Scritto da Gabriele Richetti
La batteria più alta d’Europa
È la fine dell’800 quando il Monte Chaberton, 3.130 mslm, viene scelto come sede di quello che diventerà il forte più alto d’Europa.
Nel 1898, sulla scia della convinzione che fosse necessario potenziare le difese poste ai confini con la Francia, Luigi Pollari Maglietta – ufficiale del Genio del Regio Esercito – inizia a dirigere la costruzione del forte, che ancora oggi domina minaccioso le vallate circostanti.
Ciò che già si intuisce, in quell’anno lontano, è che il forte non avrà vita facile.
All’interno del forte
In effetti, costruire un forte a più di 3.000 metri di altezza poteva rappresentare una sfida ingegneristica di non poco spessore. Il Monte Chaberton, tuttavia, era sì aguzzo e decisamente roccioso, ma con una cima che ben si prestava ad essere spianata e livellata. Si trovava inoltre in posizione assolutamente strategica, a cavallo tra la Val di Susa e il Sestriere, affacciato sul valico del Monginevro e sulla Francia fino a Briançon.
Nel giro di dodici anni, nel 1910, la sentinella dei monti è pronta.
Dispone di otto torrette di pietra di tipo navale, ciascuna con una cupola rivestita che nasconde un cannone capace di ruotare di 360°. Siamo a inizio ‘900: a quell’epoca i proiettili di artiglieria sono a gittata molto curva e non riescono ad arrivare ad altezze così elevate come quella a cui si trova il forte. Le torri di pietra non vengono perciò adeguatamente corazzate, un errore che, una trentina di anni dopo, si rivelerà fatale.
D’altra parte, l’epoca consiglia di giocare le proprie carte in verticale: più si è in alto e più si è – in teoria – al sicuro dai colpi nemici. Il forte, protetto da uno scalino roccioso di diversi metri e dalle nuvole che lassù dimorano, è un parallelepipedo costituito, oltre che dalle torri, da due lunghi corridoi. Il primo ospita i magazzini, le cucine, un’infermeria e un centro di comando; il secondo è sede delle camerate destinate ai 320 soldati lì stanziati.
La vita a quell’altezza per i soldati non è facile: nebbia, gelo e neve sono per i primi anni i principali nemici.

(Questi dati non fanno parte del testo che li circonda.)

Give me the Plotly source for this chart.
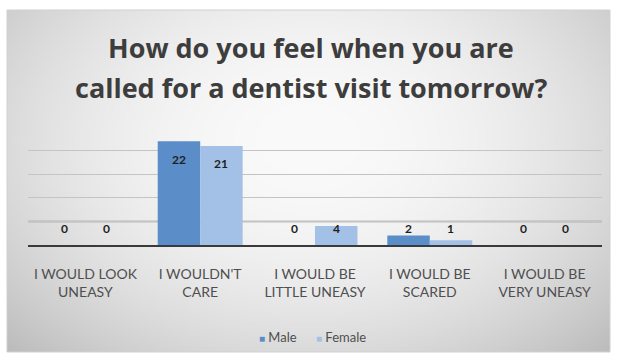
import base64
import struct
import zlib

import numpy as np
import plotly.graph_objects as go

# ---------------- data ----------------
categories = [
    "I WOULD LOOK<br>UNEASY",
    "I WOULDN'T<br>CARE",
    "I WOULD BE<br>LITTLE UNEASY",
    "I WOULD BE<br>SCARED",
    "I WOULD BE<br>VERY UNEASY",
]
male = [0, 22, 0, 2, 0]
female = [0, 21, 4, 1, 0]
series_names = ["Male", "Female"]
title_lines = ["How do you feel when you are", "called for a dentist visit tomorrow?"]

# ---------------- style ----------------
W, H = 617, 362
ML, MR, MT, MB = 28, 15, 127, 117
MALE_COLOR = "#5b8dc9"
FEMALE_COLOR = "#a3c1e6"
TEXT_GRAY = "#4f4f4f"
FONT = "Lato"


def gradient_png(w=240, h=136):
    ys, xs = np.mgrid[0:h, 0:w]
    dx = (xs / (w - 1) - 0.5) / 0.5
    dy = (ys / (h - 1) - 0.38) / 0.62
    r2 = (dx ** 2 + dy ** 2) / 2.0
    v = np.clip(250 - 62 * r2, 0, 255).astype(np.uint8)
    rgb = np.stack([v, v, v], axis=-1)
    raw = b"".join(b"\x00" + rgb[i].tobytes() for i in range(h))

    def chunk(tag, data):
        c = struct.pack(">I", len(data)) + tag + data
        return c + struct.pack(">I", zlib.crc32(tag + data) & 0xFFFFFFFF)

    png = b"\x89PNG\r\n\x1a\n"
    png += chunk(b"IHDR", struct.pack(">IIBBBBB", w, h, 8, 2, 0, 0, 0))
    png += chunk(b"IDAT", zlib.compress(raw, 9))
    png += chunk(b"IEND", b"")
    return "data:image/png;base64," + base64.b64encode(png).decode()


pw = W - ML - MR
ph = H - MT - MB


def px_x(x):
    return (x - ML) / pw


def px_y(y):
    return (H - MB - y) / ph


# chart box in pixel coords -> paper coords
box_l, box_r, box_t, box_b = 7, 610, 10, 352
bx0, bx1 = px_x(box_l), px_x(box_r)
by1, by0 = px_y(box_t), px_y(box_b)

fig = go.Figure()
fig.add_trace(go.Bar(name=series_names[0], x=categories, y=male,
                     marker=dict(color=MALE_COLOR, line=dict(width=0))))
fig.add_trace(go.Bar(name=series_names[1], x=categories, y=female,
                     marker=dict(color=FEMALE_COLOR, line=dict(width=0))))

YMAX = 25
px_per_unit = ph / YMAX
annotations = []
for vals, shift in ((male, -21), (female, 21)):
    for c, v in zip(categories, vals):
        ypos = max(v - 18 / px_per_unit, 17 / px_per_unit)
        annotations.append(dict(x=c, y=ypos, xref="x", yref="y", text=str(v),
                                showarrow=False, xshift=shift,
                                font=dict(family=FONT, size=12, color="#1f1f1f", weight="bold")))

for line, ycen in zip(title_lines, (47, 87)):
    annotations.append(dict(x=px_x((box_l + box_r) / 2 + 2), y=px_y(ycen),
                            xref="paper", yref="paper",
                            xanchor="center", yanchor="middle", text=line, showarrow=False,
                            font=dict(family="Open Sans", size=27, color="#3d3d3d", weight="bold")))

# manual legend (small square swatches + names)
for name, col, lx in zip(series_names, (MALE_COLOR, FEMALE_COLOR), (257, 314)):
    annotations.append(dict(x=px_x(lx), y=px_y(337), xref="paper", yref="paper",
                            xanchor="left", yanchor="middle", showarrow=False,
                            text=f'<span style="color:{col};font-size:10px">■</span> {name}',
                            font=dict(family=FONT, size=13, color=TEXT_GRAY)))

fig.update_layout(
    width=W, height=H,
    margin=dict(l=ML, r=MR, t=MT, b=MB),
    paper_bgcolor="white",
    plot_bgcolor="rgba(0,0,0,0)",
    barmode="group", bargap=0.26, bargroupgap=0,
    showlegend=False,
    font=dict(family=FONT, color=TEXT_GRAY),
    xaxis=dict(showline=True, linecolor="#3a3a3a", linewidth=2, ticks="outside", ticklen=15,
               tickcolor="rgba(0,0,0,0)", tickfont=dict(family=FONT, size=14, color=TEXT_GRAY),
               showgrid=False),
    yaxis=dict(range=[0, YMAX], dtick=5, showticklabels=False, showgrid=True, gridcolor="#c4c4c4",
               gridwidth=1, zeroline=False, fixedrange=True),
    annotations=annotations,
    images=[dict(source=gradient_png(), xref="paper", yref="paper", x=bx0, y=by1,
                 sizex=bx1 - bx0, sizey=by1 - by0, sizing="stretch", xanchor="left", yanchor="top",
                 layer="below")],
    shapes=[
        dict(type="rect", xref="paper", yref="paper", x0=bx0, x1=bx1, y0=by0, y1=by1,
             line=dict(color="#d0d0d0", width=1), fillcolor="rgba(0,0,0,0)", layer="below"),
        dict(type="line", xref="paper", yref="y", x0=0, x1=1, y0=5, y1=5,
             line=dict(color="#8a8a8a", width=1.5), layer="below"),
    ],
)

fig.write_html("out.html")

Il primo battesimo del fuoco
Scoppia la Prima Guerra Mondiale. Il battesimo del fuoco, tuttavia, è ovviamente rimandato: quella Francia indicata come principale nemico da cui difendersi, durante gli anni della costruzione del forte, è alleata del Regno d’Italia. Il fronte è perciò utilizzato in altro modo: gli otto cannoni vengono smontati e trasportati sul fronte orientale, dove sono decisamente più utili che sullo Chaberton, puntati su un Paese alleato.
La Seconda Guerra Mondiale e il giugno 1940
Terminata da qualche anno la Grande Guerra, nel 1927 le bocche da fuoco vengono ricollocate all’interno delle torri del forte. Nubi minacciose si addensano sull’Europa: lo Chaberton si prepara ad un’altra guerra e a un diretto – questa volta – coinvolgimento, decisamente più devastante del primo.
Il 10 giugno 1940 l’Italia entra in guerra. Questa volta, la Francia è il nemico.
I tempi sono cambiati: i proiettili di artiglieria moderni non sono più a gittata ad arco come quarant’anni prima, ma a traiettoria decisamente più alta e tesa. Gli oltre 3.000 m di altezza e la parete rocciosa del monte non sono più un riparo: il forte non è più al sicuro.
Nessuno degli artiglieri dello Chaberton abbandonerà il forte: il bilancio sarà di 9 morti e 50 feriti.
La fine del forte dello Chaberton
Abbandonato dopo il bombardamento e la successiva fine della guerra, il forte non fu più ricostruito e nel 1957 la Francia impose all’Italia di smantellarlo definitivamente.
Profanato in ogni sua parte, il gigante di pietra continuò comunque a lottare contro il passare del tempo e le rigide condizioni atmosferiche, due nemici quasi più feroci dei proiettili. Oggi, quella che fu una delle sentinelle delle Alpi, è meta di escursionisti e trekker, ai quali offre le sue torri svuotate, i corridoi perennemente ghiacciati e i muri sgretolati.
Paradossalmente, quasi a voler ulteriormente infierire sui suoi resti, oggi il forte dello Chaberton e il suo scheletro si trovano in territorio francese, a seguito dei Trattati di Parigi del 1947.